NSBA has consistently called for a unified federal approach, rather than the development of a patchwork 50-state system we are now seeing develop.


NSBA recently joined a number of small-business organizations and Chambers of Commerce in a letter to Congress urging policymakers to avoid adding to the growing patchwork of state privacy laws passed and proposed in recent years.

Data privacy has been a huge issue looming before small-business owners with almost nothing in terms of clear, concise national guidelines or directives.
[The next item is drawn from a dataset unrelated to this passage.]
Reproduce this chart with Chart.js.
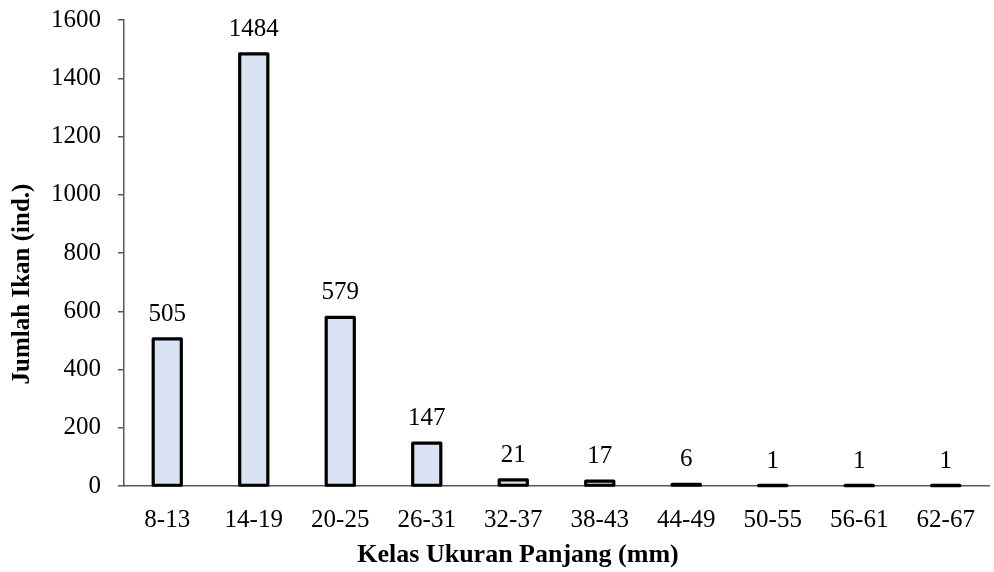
<!DOCTYPE html>
<html><head><meta charset="utf-8">
<script src="https://cdn.jsdelivr.net/npm/chart.js@4/dist/chart.umd.min.js"></script>
<style>html,body{margin:0;padding:0;background:#fff}#wrap{width:994px;height:572px}</style>
</head><body><div id="wrap"><canvas id="c" width="994" height="572"></canvas></div>
<script>
const categories = ['8-13','14-19','20-25','26-31','32-37','38-43','44-49','50-55','56-61','62-67'];
const counts = [505,1484,579,147,21,17,6,1,1,1];
const yTicks = [0,200,400,600,800,1000,1200,1400,1600];
const xTitle = 'Kelas Ukuran Panjang (mm)';
const yTitle = 'Jumlah Ikan (ind.)';
const FONT = '"Liberation Serif", "Times New Roman", serif';

const decorPlugin = {
  id: 'decor',
  afterDatasetsDraw(chart) {
    const ctx = chart.ctx;
    const meta = chart.getDatasetMeta(0);
    ctx.save();
    // bar outlines (centred stroke, like the original)
    ctx.strokeStyle = '#000';
    ctx.lineWidth = 3.2;
    ctx.lineJoin = 'round';
    meta.data.forEach(bar => {
      const p = bar.getProps(['x','y','base','width'], true);
      ctx.strokeRect(p.x - p.width / 2, p.y, p.width, p.base - p.y);
    });
    // value labels
    ctx.font = '25px ' + FONT;
    ctx.fillStyle = '#000';
    ctx.textAlign = 'center';
    ctx.textBaseline = 'alphabetic';
    meta.data.forEach((bar, i) => {
      ctx.fillText(String(counts[i]), bar.x, bar.y - 18);
    });
    // axis titles
    ctx.font = 'bold 26px ' + FONT;
    ctx.fillText(xTitle, 518, 562);
    ctx.translate(29, 284);
    ctx.rotate(-Math.PI / 2);
    ctx.font = 'bold 25px ' + FONT;
    ctx.fillText(yTitle, 0, 0);
    ctx.restore();
  }
};

new Chart(document.getElementById('c'), {
  type: 'bar',
  data: {
    labels: categories,
    datasets: [{
      data: counts,
      backgroundColor: '#dae3f3',
      borderWidth: 0,
      barPercentage: 0.325,
      categoryPercentage: 1.0
    }]
  },
  options: {
    responsive: false,
    animation: false,
    devicePixelRatio: 1,
    layout: { padding: { top: 20, right: 5, bottom: 0, left: 0 } },
    plugins: { legend: { display: false }, tooltip: { enabled: false } },
    scales: {
      x: {
        afterFit(axis) { axis.height = 86; axis.paddingLeft = 0; axis.paddingRight = 0; },
        grid: { display: false },
        border: { display: true, color: '#595959', width: 1.5 },
        ticks: { color: '#000', font: { family: FONT, size: 25 }, padding: 11, maxRotation: 0 }
      },
      y: {
        min: 0, max: 1600,
        afterBuildTicks(axis) { axis.ticks = yTicks.map(v => ({ value: v })); },
        afterFit(axis) { axis.width = 124; axis.paddingTop = 0; axis.paddingBottom = 0; },
        grid: { drawOnChartArea: false, drawTicks: true, tickLength: 6, color: '#595959', lineWidth: 1.5 },
        border: { display: true, color: '#595959', width: 1.5 },
        ticks: { color: '#000', font: { family: FONT, size: 25 }, padding: 17,
                 callback: v => String(v) }
      }
    }
  },
  plugins: [decorPlugin]
});
</script></body></html>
A number of states are now developing their own rules governing internet privacy, even though digital information flow doesn’t stop at state lines.

For example, consumer privacy laws in California are different than those in New Jersey, and the conflicting, duplicative nature of these requirements carry costly and time-consuming compliance, taking away small-business owners’ time and focus on their operations, employees, and customers.

Some analysis suggest initial compliance can run small-business owners around $50,000 for employers with fewer than 20 employees, and compliance costs can be even higher for small enterprises doing business across state lines.

Small businesses need clear, uniform guidelines that: target abuses, encourage innovation, and include reasonable flexibility. This is why NSBA has consistently called for a unified federal approach, rather than the development of a patchwork 50-state system.

Given how these rules can stymie existing business-customer relationships and prevent new customer growth, NSBA urges its members and the small-business community to tell policymakers to carefully consider the costly impacts of patchwork privacy policies when contemplating privacy action at the federal level.